The complainant said she was shocked that despite her detailed affidavit, simple corroborative evidence and clear, consistent statement before the committee reiterating my experience of sexual harassment and consequent victimisation, the Committee has found 'no substance' in her complaint and affidavit.
"I am shocked that the committee has come to an adverse finding against me despite the fact that I was compelled to withdraw from the committee since the committee did not observe even the most basic principles of the procedure. I have not been informed of my basic rights and obligations with regard to the inquiry proceedings. From the beginning there has been a lack of transparency in the functioning of the committee and great prejudice is being caused to me repeatedly," she said.
The woman said while in the first notice received from the committee and in the first hearing, despite repeatedly asking the committee, she was not given any clarity on whether the present proceedings were in-house proceedings or not.
"However, the in-house proceeding rules were now being used to deny me and the public a right to the report.
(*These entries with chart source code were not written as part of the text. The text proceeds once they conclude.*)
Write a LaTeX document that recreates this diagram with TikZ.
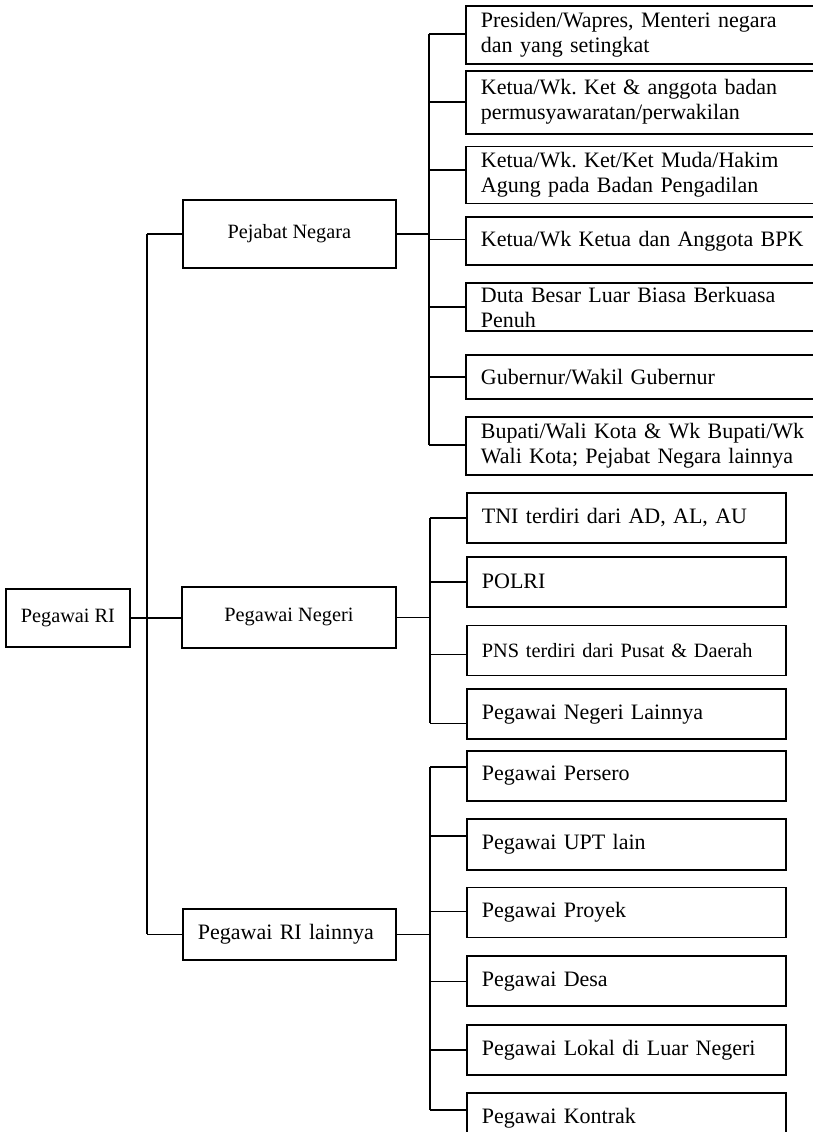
\documentclass[tikz,border=0pt]{standalone}
\usepackage{fontspec}
\setmainfont{Liberation Serif}
\frenchspacing
\usetikzlibrary{positioning}
\tikzstyle{rootbox} = [draw, line width=1.8pt, anchor=north west, inner sep=0pt, text centered, font=\fontsize{20.3}{24}\selectfont]
\tikzstyle{groupbox} = [draw, line width=1.8pt, anchor=north west, inner sep=0pt, text centered, font=\fontsize{20.3}{24}\selectfont]
\tikzstyle{leafbox} = [draw, line width=1.8pt, anchor=north west, inner xsep=15pt, inner ysep=0pt, text width=335pt, align=left, font=\fontsize{22}{25}\selectfont]
\tikzstyle{line} = [draw, line width=1.6pt]
\newcommand{\pegroot}[3]{node (r#1) [rootbox,#2] {#3}}
\newcommand{\peggroup}[3]{node (g#1) [groupbox,#2] {#3}}
\newcommand{\pegleaf}[3]{node (l#1) [leafbox,#2] {#3}}

\begin{document}
\begin{tikzpicture}[x=1pt,y=-1pt]
\clip (0,0) rectangle (813,1132);

% Pejabat Negara
\path (465,5) \pegleaf{1}{minimum height=58}{Presiden/Wapres, Menteri negara\\dan yang setingkat};
\path (l1.south west)+(0,5) \pegleaf{2}{minimum height=63}{Ketua/Wk. Ket \& anggota badan\\permusyawaratan/perwakilan};
\path (l2.south west)+(0,11) \pegleaf{3}{minimum height=57}{Ketua/Wk. Ket/Ket Muda/Hakim\\Agung pada Badan Pengadilan};
\path (l3.south west)+(0,12) \pegleaf{4}{minimum height=48}{Ketua/Wk Ketua dan Anggota BPK};
\path (l4.south west)+(0,16) \pegleaf{5}{minimum height=48}{Duta Besar Luar Biasa Berkuasa\\Penuh};
\path (l5.south west)+(0,22) \pegleaf{6}{minimum height=44}{Gubernur/Wakil Gubernur};
\path (l6.south west)+(0,16) \pegleaf{7}{minimum height=58}{Bupati/Wali Kota \& Wk Bupati/Wk\\Wali Kota; Pejabat Negara lainnya};
\path (182,199) \peggroup{1}{minimum width=213, minimum height=68}{Pejabat Negara};

% Pegawai Negeri
\path (466,492) \pegleaf{8}{minimum height=50, text width=289pt}{TNI terdiri dari AD, AL, AU};
\path (l8.south west)+(0,12) \pegleaf{9}{minimum height=50, text width=289pt}{POLRI};
\path (l9.south west)+(0,17) \pegleaf{10}{minimum height=50, text width=289pt, font=\fontsize{20.3}{24}\selectfont}{PNS terdiri dari Pusat \& Daerah};
\path (l10.south west)+(0,12) \pegleaf{11}{minimum height=50, text width=289pt}{Pegawai Negeri Lainnya};
\path (181,586) \peggroup{2}{minimum width=214, minimum height=61}{Pegawai Negeri};
\path (g2.north west)+(-176,2) \pegroot{1}{minimum width=124, minimum height=58}{Pegawai RI};

% Pegawai RI lainnya
\path (466,750) \pegleaf{12}{minimum height=50, text width=289pt}{Pegawai Persero};
\path (l12.south west)+(0,16) \pegleaf{13}{minimum height=51, text width=289pt}{Pegawai UPT lain};
\path (l13.south west)+(0,16) \pegleaf{14}{minimum height=50, text width=289pt}{Pegawai Proyek};
\path (l14.south west)+(0,17) \pegleaf{15}{minimum height=50, text width=289pt}{Pegawai Desa};
\path (l15.south west)+(0,17) \pegleaf{16}{minimum height=50, text width=289pt}{Pegawai Lokal di Luar Negeri};
\path (l16.south west)+(0,16) \pegleaf{17}{minimum height=50, text width=289pt}{Pegawai Kontrak};
\path (182,908) \peggroup{3}{minimum height=51, text width=183pt, inner xsep=15pt, align=left, font=\fontsize{22}{25}\selectfont}{Pegawai RI lainnya};

% stubs and buses
\foreach \i/\s in {1/1,2/0,3/5,4/2,5/0,6/0,7/1,8/0,9/0,10/-4,11/-9,12/9,13/8,14/1,15/0,16/0,17/8}
  \path [line] ([yshift=\s]l\i.west) -- ++(-36,0) coordinate (s\i);
\path [line] (s1) -- (s7);
\path [line] (s8) -- (s11);
\path [line] (s12) -- (s17);
\path [line] (g1.east) -- (g1.east -| s1);
\path [line] (g2.east) -- (g2.east -| s8);
\path [line] (g3.east) -- (g3.east -| s12);
\path [line] (g1.west) -- ++(-35,0) coordinate (m1);
\path [line] (g3.west) -- ++(-35,0) coordinate (m3);
\path [line] (m1) -- (m3);
\path [line] (r1.east) -- (r1.east -| g2.west);
\end{tikzpicture}
\end{document}
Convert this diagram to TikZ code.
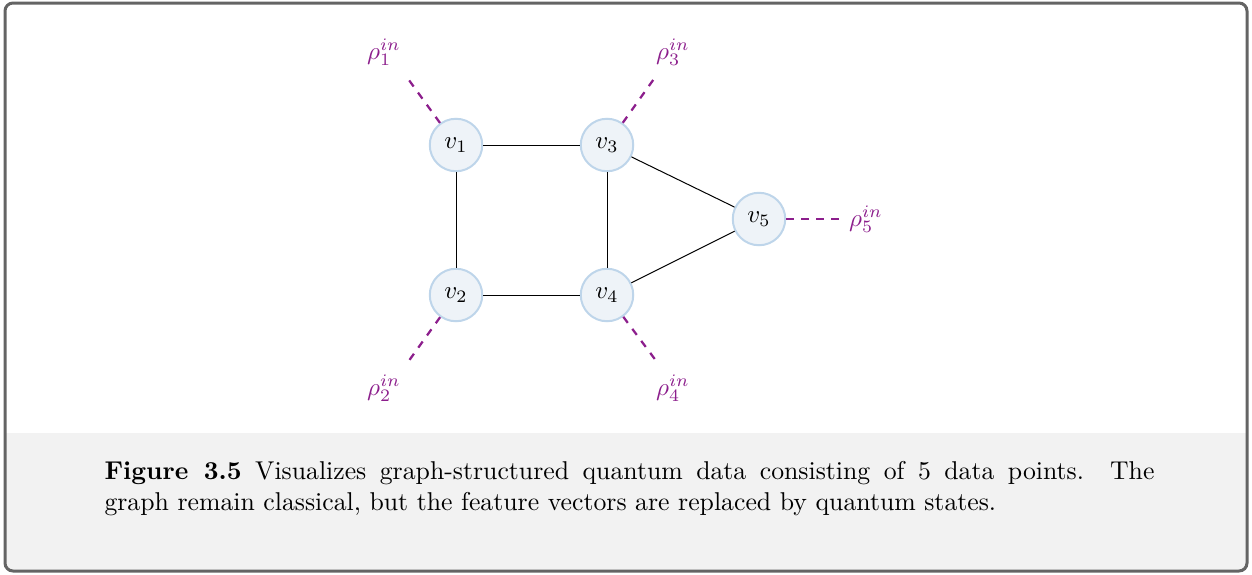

The Secretary General's press note states that a copy of the report will not be made public because of the Supreme Court judgement in Indira Jaising vs Supreme Court of India and Anr. (2003) S SCC 494. It appears from the press release that I, the complainant, will not be provided with a copy of the report," she said.
On Monday, it was disclosed that the three-member judges committee gave its report to the full court saying it found "no substance" in the sexual harassment complaint made by the woman against the CJI. The apex court's Secretary General also said the report would not be made public in accordance with the in house procedure of the court.